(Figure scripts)
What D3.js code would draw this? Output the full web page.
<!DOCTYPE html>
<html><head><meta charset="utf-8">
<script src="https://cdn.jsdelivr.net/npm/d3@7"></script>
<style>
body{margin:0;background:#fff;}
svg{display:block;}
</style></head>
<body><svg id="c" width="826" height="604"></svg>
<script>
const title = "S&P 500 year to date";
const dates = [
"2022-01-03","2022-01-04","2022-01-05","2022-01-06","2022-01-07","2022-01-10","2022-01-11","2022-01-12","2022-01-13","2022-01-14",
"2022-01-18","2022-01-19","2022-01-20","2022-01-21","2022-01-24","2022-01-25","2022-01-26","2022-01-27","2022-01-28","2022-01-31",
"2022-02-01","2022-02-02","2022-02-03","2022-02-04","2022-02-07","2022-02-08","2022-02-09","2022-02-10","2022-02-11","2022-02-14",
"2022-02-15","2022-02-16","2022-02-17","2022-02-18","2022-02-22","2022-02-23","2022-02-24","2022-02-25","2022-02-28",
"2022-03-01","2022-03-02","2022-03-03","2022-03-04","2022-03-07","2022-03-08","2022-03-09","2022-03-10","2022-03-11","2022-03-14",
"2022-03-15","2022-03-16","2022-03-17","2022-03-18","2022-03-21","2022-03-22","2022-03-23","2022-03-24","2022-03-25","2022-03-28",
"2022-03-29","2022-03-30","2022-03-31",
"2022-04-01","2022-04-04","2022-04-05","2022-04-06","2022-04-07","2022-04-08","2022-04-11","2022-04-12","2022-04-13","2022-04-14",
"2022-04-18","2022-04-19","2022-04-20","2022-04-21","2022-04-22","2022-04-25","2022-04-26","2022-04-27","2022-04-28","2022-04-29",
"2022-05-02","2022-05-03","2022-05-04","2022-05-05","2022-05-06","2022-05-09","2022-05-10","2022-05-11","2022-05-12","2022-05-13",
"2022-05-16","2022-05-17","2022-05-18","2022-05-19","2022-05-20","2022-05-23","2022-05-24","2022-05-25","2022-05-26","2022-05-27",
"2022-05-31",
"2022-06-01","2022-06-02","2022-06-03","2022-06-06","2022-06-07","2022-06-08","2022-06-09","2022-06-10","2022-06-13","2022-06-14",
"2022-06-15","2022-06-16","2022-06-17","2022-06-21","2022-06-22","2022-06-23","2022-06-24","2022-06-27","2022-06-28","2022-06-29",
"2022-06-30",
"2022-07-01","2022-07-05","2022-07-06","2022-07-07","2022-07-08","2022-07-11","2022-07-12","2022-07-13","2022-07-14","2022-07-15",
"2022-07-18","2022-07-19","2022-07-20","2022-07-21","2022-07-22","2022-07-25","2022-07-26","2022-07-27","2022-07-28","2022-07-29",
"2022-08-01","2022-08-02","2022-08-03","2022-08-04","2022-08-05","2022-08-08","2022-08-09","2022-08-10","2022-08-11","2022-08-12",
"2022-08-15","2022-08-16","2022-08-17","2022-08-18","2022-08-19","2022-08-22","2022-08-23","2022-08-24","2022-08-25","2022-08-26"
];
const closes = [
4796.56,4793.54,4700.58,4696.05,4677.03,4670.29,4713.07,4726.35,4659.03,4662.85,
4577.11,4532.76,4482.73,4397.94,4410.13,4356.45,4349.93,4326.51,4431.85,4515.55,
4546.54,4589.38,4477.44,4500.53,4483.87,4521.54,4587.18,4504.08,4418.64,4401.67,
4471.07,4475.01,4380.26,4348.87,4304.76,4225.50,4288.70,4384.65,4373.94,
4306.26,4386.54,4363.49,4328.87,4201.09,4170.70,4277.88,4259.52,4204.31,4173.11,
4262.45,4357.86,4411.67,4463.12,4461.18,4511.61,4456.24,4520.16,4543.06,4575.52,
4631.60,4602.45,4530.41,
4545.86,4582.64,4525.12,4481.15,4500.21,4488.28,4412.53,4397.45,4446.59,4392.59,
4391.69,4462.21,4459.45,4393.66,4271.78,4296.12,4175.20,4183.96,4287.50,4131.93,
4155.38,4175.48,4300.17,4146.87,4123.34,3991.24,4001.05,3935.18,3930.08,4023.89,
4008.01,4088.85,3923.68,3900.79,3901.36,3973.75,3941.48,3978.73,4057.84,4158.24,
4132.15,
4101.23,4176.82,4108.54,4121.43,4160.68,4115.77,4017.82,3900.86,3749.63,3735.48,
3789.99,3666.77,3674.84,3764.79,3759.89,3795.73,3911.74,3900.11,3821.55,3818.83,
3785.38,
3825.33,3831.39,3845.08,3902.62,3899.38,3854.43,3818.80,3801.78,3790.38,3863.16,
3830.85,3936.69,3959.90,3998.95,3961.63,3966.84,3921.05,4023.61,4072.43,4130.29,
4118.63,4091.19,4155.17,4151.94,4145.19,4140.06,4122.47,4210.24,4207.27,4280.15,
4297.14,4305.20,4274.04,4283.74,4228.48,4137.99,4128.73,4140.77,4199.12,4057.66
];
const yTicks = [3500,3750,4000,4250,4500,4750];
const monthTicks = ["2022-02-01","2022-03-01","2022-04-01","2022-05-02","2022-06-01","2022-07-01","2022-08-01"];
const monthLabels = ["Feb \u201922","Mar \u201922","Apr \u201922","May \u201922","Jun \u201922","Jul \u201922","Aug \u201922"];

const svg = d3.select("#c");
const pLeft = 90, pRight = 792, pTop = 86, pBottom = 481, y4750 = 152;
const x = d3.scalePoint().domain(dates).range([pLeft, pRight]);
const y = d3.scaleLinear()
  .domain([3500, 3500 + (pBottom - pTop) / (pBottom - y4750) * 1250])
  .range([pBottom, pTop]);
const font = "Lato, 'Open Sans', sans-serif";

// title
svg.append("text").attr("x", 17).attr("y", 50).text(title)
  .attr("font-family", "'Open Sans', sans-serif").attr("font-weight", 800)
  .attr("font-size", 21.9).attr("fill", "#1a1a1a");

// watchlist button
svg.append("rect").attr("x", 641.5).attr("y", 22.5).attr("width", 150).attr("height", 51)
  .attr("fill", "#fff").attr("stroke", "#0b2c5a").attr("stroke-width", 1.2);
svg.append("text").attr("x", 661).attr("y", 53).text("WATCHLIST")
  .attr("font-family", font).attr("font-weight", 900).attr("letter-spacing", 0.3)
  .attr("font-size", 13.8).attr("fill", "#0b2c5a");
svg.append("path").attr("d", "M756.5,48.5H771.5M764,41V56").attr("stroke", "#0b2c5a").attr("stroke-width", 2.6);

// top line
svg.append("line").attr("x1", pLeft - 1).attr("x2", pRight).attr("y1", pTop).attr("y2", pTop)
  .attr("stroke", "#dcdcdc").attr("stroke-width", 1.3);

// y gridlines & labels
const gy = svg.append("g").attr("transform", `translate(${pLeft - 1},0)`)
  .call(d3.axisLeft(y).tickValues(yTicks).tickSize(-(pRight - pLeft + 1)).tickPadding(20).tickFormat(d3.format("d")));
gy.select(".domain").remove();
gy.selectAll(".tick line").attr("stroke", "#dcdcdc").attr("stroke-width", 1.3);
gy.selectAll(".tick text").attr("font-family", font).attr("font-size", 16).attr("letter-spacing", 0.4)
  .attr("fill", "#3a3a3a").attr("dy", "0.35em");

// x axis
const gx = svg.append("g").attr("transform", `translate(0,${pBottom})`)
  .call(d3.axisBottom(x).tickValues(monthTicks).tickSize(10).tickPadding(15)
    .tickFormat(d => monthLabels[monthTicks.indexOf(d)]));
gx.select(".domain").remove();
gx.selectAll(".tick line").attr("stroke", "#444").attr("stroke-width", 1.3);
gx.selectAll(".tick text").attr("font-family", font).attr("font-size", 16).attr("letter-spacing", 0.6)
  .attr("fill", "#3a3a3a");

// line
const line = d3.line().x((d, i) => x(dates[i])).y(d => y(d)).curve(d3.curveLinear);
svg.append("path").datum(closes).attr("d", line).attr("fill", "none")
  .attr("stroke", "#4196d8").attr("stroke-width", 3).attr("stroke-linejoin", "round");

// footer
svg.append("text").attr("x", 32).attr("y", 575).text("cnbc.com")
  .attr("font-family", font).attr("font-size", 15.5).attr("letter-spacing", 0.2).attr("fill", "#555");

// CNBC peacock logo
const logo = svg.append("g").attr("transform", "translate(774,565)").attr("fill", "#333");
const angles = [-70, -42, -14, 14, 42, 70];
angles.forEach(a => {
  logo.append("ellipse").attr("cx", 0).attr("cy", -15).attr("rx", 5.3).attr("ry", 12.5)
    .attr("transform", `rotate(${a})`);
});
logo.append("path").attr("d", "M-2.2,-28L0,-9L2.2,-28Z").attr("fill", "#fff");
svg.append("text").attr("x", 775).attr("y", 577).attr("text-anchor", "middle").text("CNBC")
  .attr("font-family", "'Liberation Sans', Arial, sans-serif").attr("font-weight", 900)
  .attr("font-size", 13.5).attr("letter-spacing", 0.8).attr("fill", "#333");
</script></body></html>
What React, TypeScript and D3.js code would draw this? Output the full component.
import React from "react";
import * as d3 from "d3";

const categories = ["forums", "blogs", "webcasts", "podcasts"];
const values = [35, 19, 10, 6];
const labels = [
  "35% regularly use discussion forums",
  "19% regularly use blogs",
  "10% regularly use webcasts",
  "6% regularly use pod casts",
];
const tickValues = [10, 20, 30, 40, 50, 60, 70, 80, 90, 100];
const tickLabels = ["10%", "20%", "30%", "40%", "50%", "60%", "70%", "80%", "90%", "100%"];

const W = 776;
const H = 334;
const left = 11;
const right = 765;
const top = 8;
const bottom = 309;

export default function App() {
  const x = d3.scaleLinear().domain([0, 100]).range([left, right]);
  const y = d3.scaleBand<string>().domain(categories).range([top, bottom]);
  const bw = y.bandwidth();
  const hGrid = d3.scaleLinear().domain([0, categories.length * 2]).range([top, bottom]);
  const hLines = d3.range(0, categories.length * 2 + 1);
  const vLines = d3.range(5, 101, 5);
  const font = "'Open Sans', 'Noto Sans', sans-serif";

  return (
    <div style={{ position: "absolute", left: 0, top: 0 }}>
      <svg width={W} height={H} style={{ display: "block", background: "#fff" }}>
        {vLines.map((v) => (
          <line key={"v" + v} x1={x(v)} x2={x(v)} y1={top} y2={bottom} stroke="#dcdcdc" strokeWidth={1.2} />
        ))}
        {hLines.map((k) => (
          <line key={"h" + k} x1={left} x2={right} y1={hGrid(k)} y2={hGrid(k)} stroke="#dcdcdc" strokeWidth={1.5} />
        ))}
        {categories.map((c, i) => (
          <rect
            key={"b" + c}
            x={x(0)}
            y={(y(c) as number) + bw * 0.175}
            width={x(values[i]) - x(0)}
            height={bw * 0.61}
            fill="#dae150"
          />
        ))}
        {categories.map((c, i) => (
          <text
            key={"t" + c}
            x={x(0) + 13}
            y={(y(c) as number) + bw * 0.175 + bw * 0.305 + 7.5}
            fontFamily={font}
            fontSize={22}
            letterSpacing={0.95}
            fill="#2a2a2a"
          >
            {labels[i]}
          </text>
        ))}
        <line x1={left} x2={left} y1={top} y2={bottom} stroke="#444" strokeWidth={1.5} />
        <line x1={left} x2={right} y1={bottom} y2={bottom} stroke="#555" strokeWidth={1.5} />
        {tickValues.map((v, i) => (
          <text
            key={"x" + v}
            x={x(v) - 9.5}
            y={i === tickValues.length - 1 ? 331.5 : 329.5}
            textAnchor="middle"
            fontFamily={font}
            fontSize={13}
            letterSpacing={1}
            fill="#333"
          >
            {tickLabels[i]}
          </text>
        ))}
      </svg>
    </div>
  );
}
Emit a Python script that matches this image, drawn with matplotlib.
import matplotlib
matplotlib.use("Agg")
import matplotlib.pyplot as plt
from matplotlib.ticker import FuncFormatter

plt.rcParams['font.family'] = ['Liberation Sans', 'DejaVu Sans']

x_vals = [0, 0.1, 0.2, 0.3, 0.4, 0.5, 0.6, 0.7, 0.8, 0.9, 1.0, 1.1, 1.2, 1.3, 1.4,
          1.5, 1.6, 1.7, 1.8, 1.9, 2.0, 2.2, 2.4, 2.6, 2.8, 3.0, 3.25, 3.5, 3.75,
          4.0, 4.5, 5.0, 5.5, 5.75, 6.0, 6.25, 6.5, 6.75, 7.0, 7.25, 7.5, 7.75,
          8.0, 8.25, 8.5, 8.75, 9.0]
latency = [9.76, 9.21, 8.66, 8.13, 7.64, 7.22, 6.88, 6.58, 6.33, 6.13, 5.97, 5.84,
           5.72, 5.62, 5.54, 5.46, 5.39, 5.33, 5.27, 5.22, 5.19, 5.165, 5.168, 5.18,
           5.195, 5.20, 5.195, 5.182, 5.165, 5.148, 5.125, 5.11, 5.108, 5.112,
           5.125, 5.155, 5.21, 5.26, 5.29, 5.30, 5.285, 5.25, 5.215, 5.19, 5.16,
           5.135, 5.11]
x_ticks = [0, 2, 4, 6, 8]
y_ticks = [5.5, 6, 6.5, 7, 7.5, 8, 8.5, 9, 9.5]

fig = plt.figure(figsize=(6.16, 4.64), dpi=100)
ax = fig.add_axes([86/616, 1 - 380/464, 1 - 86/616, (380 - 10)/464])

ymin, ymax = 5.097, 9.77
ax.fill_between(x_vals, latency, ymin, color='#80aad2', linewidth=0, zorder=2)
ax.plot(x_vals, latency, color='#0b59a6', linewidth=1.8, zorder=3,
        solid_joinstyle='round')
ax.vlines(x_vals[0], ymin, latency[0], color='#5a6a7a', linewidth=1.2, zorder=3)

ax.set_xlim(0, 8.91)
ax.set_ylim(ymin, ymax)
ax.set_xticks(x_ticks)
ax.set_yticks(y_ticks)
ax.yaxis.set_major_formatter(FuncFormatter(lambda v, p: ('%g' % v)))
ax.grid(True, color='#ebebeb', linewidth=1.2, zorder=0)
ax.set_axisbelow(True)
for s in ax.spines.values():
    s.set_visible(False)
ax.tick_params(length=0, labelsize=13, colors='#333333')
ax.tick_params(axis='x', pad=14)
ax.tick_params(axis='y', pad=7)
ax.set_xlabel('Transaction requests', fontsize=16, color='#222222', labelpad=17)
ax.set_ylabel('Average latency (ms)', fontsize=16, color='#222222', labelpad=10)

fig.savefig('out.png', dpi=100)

§ WORK REQUIRED
Select every line where the word "Output" occurs.

§ SOLVED PROBLEM
What D3.js code would draw this? Output the full web page.
What React, TypeScript and D3.js code would draw this? Output the full component.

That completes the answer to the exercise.